The Islamist movement in Sudan started in universities and high schools as early as the 1940s under the influence of the Egyptian Muslim Brotherhood. The Islamic Liberation Movement, a precursor of the Sudanese Muslim Brotherhood, began in 1949. Hassan Al-Turabi then took control of it under the name of the Sudanese Muslim Brotherhood. In 1964, he became secretary-general of the Islamic Charter Front (ICF), an activist movement that served as the political arm of the Muslim Brotherhood.  Other Islamist groups in Sudan included the Front of the Islamic Pact and the Party of the Islamic Bloc.

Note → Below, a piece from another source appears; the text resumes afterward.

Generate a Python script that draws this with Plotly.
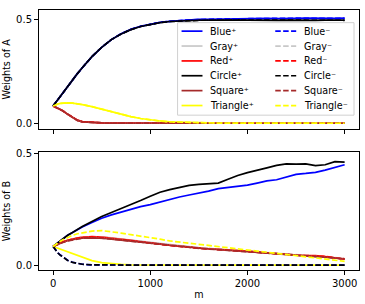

As of 2011, Al-Turabi, who created the Islamist Popular Congress Party, had been the leader of Islamists in Sudan for the last half century. Al-Turabi's philosophy drew selectively from Sudanese, Islamic, and Western political thought to fashion an ideology for the pursuit of power. Al-Turabi supported sharia and the concept of an Islamic state, but his vision was not Wahhabi or Salafi. He appreciated that the majority of Sudanese followed Sufi Islam, which he set out to change with new ideas. He did not extend legitimacy to Sufis, Mahdists, and clerics, whom he saw as incapable of addressing the challenges of modern life. One of the strengths of his vision was to consider different trends in Islam. Although the political base for his ideas was probably relatively small, he had an important influence on Sudanese politics and religion.  

Following the 2019 coup in Sudan, the future of Islamism in Sudan was in question.